Его целью стал поиск истины, но истины для себя. Эгоизм индивидуалиста? Ведь он считал, что чем больше развивается личность, тем меньше она заботится о всемирно-историческом. Ради человека он замахнулся на Бога. Тезис его прост и по-своему даже гуманен: утрата Бога или его смерть равносильны нахождению и обретению утраченного смысла жизни. Верна мысль о том, что мир, взбудораженный слишком большим количеством знания, нуждается в новом Сократе! Киркегор не уставал прославлять простого человека, его труд. Многие герои оказались сброшены им с пьедестала, и их место занял обычный труженик! Вот она, экзистенция будущего! Он призывал смотреть на труженика, как «на самого почетного члена общества». Его борьба за обретение собственного «я» и за кусок хлеба имеет высокое воспитательное значение.[42]

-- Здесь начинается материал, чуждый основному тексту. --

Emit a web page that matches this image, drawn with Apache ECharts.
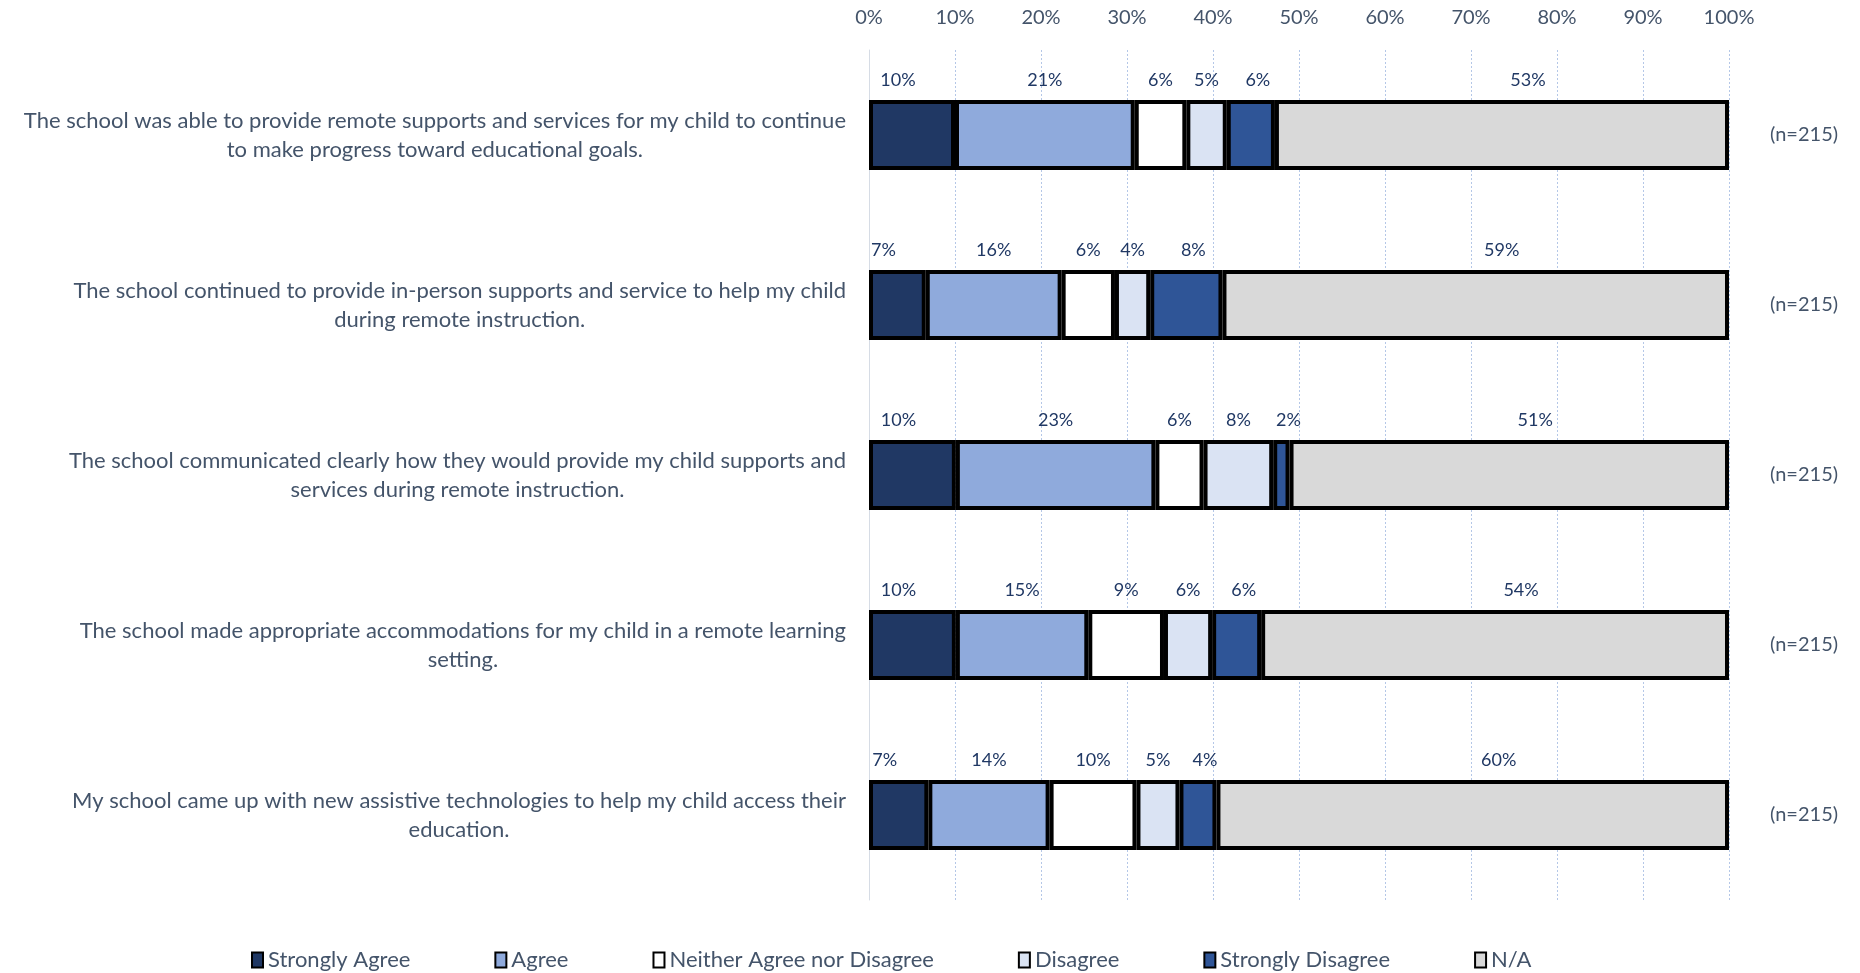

Голос его поражал «ужасом, как вздох гигантов», поражал тех, кто не желал взглянуть в глаза правде. Самое популярное сочинение Киркегора «Страх и трепет» написано в 1843 г. Привлечем внимание лишь к одной высказанной в нем мысли, к мысли о том, что самое чудовищное – это бездуховность… Бездуховный человек – это говорящая машина, даже если он с успехом обучался «философским высокопарностям или же знанию веры и политическому речитативу». Глубокий смысл, на наш взгляд, имеет и его фраза о том, что зло нашего времени – в «заигрывании с реформаторскими вожделениями». Главная же ложь заключается в том, что нельзя реформировать этот несправедливый мир, не пробудив «себя самого». А еще он учил ни за что на свете не предаваться отчаянию. Отчаяние – это великий грех и смертельная болезнь. Хотя и нет никого, кто не сталкивался бы с ним. Наш святой долг уметь противостоять ему. Философ говорит: «Итак, бесконечным преимуществом является то, что мы можем отчаиваться, и, однако, отчаяние – это не просто худшее из страданий, но наша гибель… Похоже, что подниматься – это не быть отчаявшимся». Киркегор призывал нас взять на себя всю ответственность за наши жизненные успехи и неудачи (за свое Я). Если этого не сделаем сами, не докажем делом и трудом права на жизнь, никакой Бог нам не поможет. И Киркегор хочет помочь слабому люду, чья «религиозность составляет его несчастье».[43] Таков был этот философский «принц одиночества» датчан.
Памятник Киркегору в саду Королевской библиотеки
Специалисты увидели в нем предтечу нашей жестокой эпохи, говоря, что он «визионерски вычислил нашу эпоху и пригвоздил ее к позорному столбу». К. Ясперс (1883–1969), представитель экзистенциального направления мысли, писал в книге «Смысл и назначение истории»: «Эта экзистенциальная философия не может обрести законченного выражения в каком-либо произведении или окончательного завершения в существовании какого-либо мыслителя. Свои истоки и одновременно ни с чем не сравнимое расширение она обрела у Киркегора. Киркегор, который в свое время стал сенсацией в Копенгагене, затем был вскоре забыт, получил большую известность незадолго до начала Первой Мировой войны, но оказал значительное воздействие лишь в наше время. Шеллинг вступил в своей поздней философии на путь, на котором совершил экзистенциальный прорыв в немецком идеализме. Однако так же, как Киркегор, напрасно искавший метод сообщения и пытавшийся найти выход в технике псевдонимов и в «психологическом экспериментировании», Шеллинг похоронил свои подлинные импульсы и видения в им самим созданной идеалистической систематике, которой он в юности держался и не мог преодолеть. В то время как Киркегор сознательно занимался самой глубокой философской проблемой, проблемой сообщения и, стремясь к непосредственному сообщению, пришел к поразительно неудачному результату, который тем не менее потрясает каждого читателя, Шеллинг как бы пребывал в бессознательности и может быть открыт, только если идти к нему от Киркегора. Из другого корня, не зная обоих мыслителей, вступил на путь экзистенциальной философии Ницше».